Настоятель Свято-Николаевского собора Андрей Елисеев, получивший образование в Москве и свободно владеющий несколькими языками, отвергает обвинения своих врагов из эмигрантской общины в том, что он якобы работает на российские спецслужбы, и считает, что во враждебном отношении к нему и к Москве виновны раздоры старинных аристократических семей.
Но он утверждает, что тем не менее считает своим долгом служить государству, объясняя это тем, что Русская православная церковь со времен Петра I фактически была государственным учреждением.
Настоятель Свято-Николаевского собора признался, что имеет весьма ограниченное пространство для маневра: «Мне нужно письменное разрешение от государства, чтобы просто перевесить икону» — собор принадлежит государству, а не церкви.

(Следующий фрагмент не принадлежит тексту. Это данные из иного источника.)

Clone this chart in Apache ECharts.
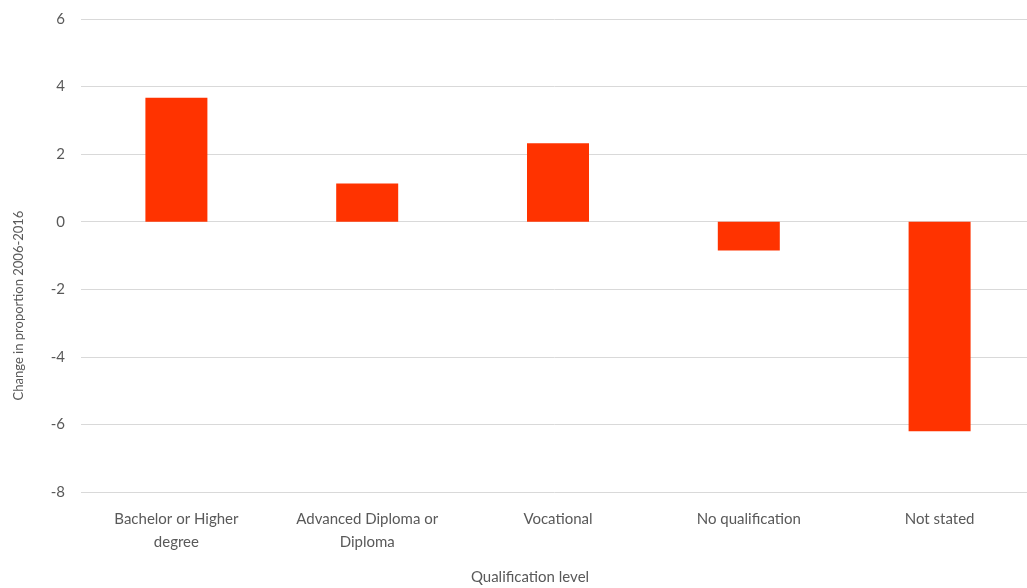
<!DOCTYPE html>
<html>
<head>
<meta charset="utf-8">
<script src="https://cdn.jsdelivr.net/npm/echarts@6/dist/echarts.min.js"></script>
<style>
  html, body { margin: 0; padding: 0; background: #fff; }
  #chart { width: 1027px; height: 588px; }
</style>
</head>
<body>
<div id="chart"></div>
<script>
// Qualification levels and change in proportion (percentage points), 2006-2016
const categories = [
  'Bachelor or Higher\ndegree',
  'Advanced Diploma or\nDiploma',
  'Vocational',
  'No qualification',
  'Not stated'
];
const changeValues = [3.67, 1.13, 2.32, -0.85, -6.2];
const yTicks = { min: -8, max: 6, step: 2 };

const textColor = '#595959';
const fontFamily = 'Lato, "Open Sans", sans-serif';

const chart = echarts.init(document.getElementById('chart'), null, { renderer: 'canvas' });
chart.setOption({
  animation: false,
  backgroundColor: '#ffffff',
  grid: {
    left: 81, top: 19, width: 954, height: 473,
    containLabel: false, outerBoundsMode: 'none'
  },
  xAxis: {
    type: 'category',
    data: categories,
    name: 'Qualification level',
    nameLocation: 'middle',
    nameGap: 78,
    nameTextStyle: { color: textColor, fontSize: 15, fontFamily, padding: [0, 56, 0, 0] },
    axisLine: { show: false },
    axisTick: { show: false },
    axisLabel: {
      color: textColor, fontSize: 15, fontFamily, lineHeight: 23, margin: 16, interval: 0
    }
  },
  yAxis: {
    type: 'value',
    min: yTicks.min,
    max: yTicks.max,
    interval: yTicks.step,
    name: 'Change in proportion 2006-2016',
    nameLocation: 'middle',
    nameGap: 56,
    nameTextStyle: { color: textColor, fontSize: 13, fontFamily, padding: [0, 100, 0, 0] },
    axisLine: { show: false },
    axisTick: { show: false },
    axisLabel: { color: textColor, fontSize: 15, fontFamily, margin: 16 },
    splitLine: { lineStyle: { color: '#d9d9d9', width: 1 } }
  },
  series: [{
    type: 'bar',
    data: changeValues,
    barWidth: 62,
    itemStyle: { color: '#ff3300' }
  }]
});
</script>
</body>
</html>
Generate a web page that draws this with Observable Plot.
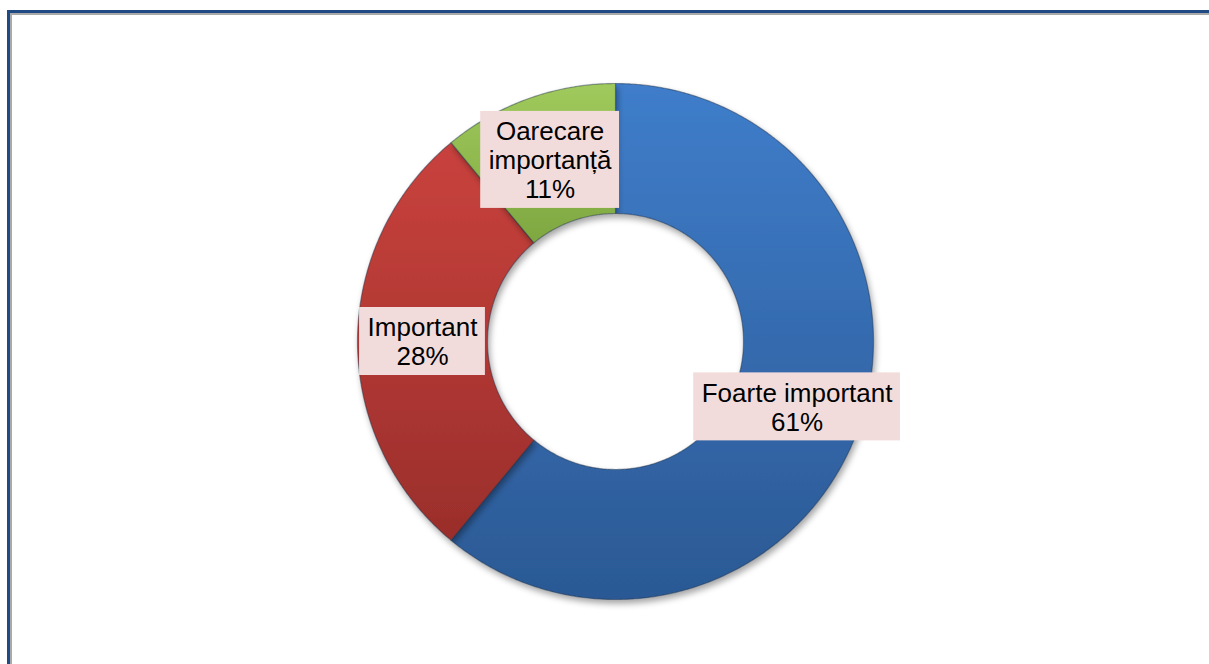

Обеспечив контроль над собором в Ницце и начав строительство нового собора в Париже, в феврале Москва обратила внимание на маленький клочок православной территории, который все еще не контролировала, — кладбище, где похоронены давно умершие белые генералы, сражавшиеся против коммунистов, бывший министр иностранных дел царского правительства, родственник Николая II и десятки других православных христиан, преимущественно русских, умерших на Французской Ривьере.
Крайне промосковски настроенный французский инженер Кристиан Фризе рассказал, как он, получив инструкции от российского посольства в Париже, отправился на кладбище и быстро открыл замок, запиравший металлические ворота. «Это заняло у меня пять минут, мне даже не понадобилась отвертка», — сказал он.
Вместе с помощником отца Андрея Игорем Шелешко, бывшим офицером российской армии, впоследствии ставшим жертвой теракта в Ницце, Фризе повесил табличку, объявляющий кладбище собственностью Российской Федерации и запер ворота на висячий замок. Потом Оболенский и его сторонники сняли табличку, убрали замок, повешенный Фризе, и заменили своим. Установив перемирие, они решили, что у каждой из сторон будет ключ.
«Они не остановятся, пока не будут контролировать здесь все, — пошутил Оболенский. — Когда-нибудь Английская набережная будет называться Русской».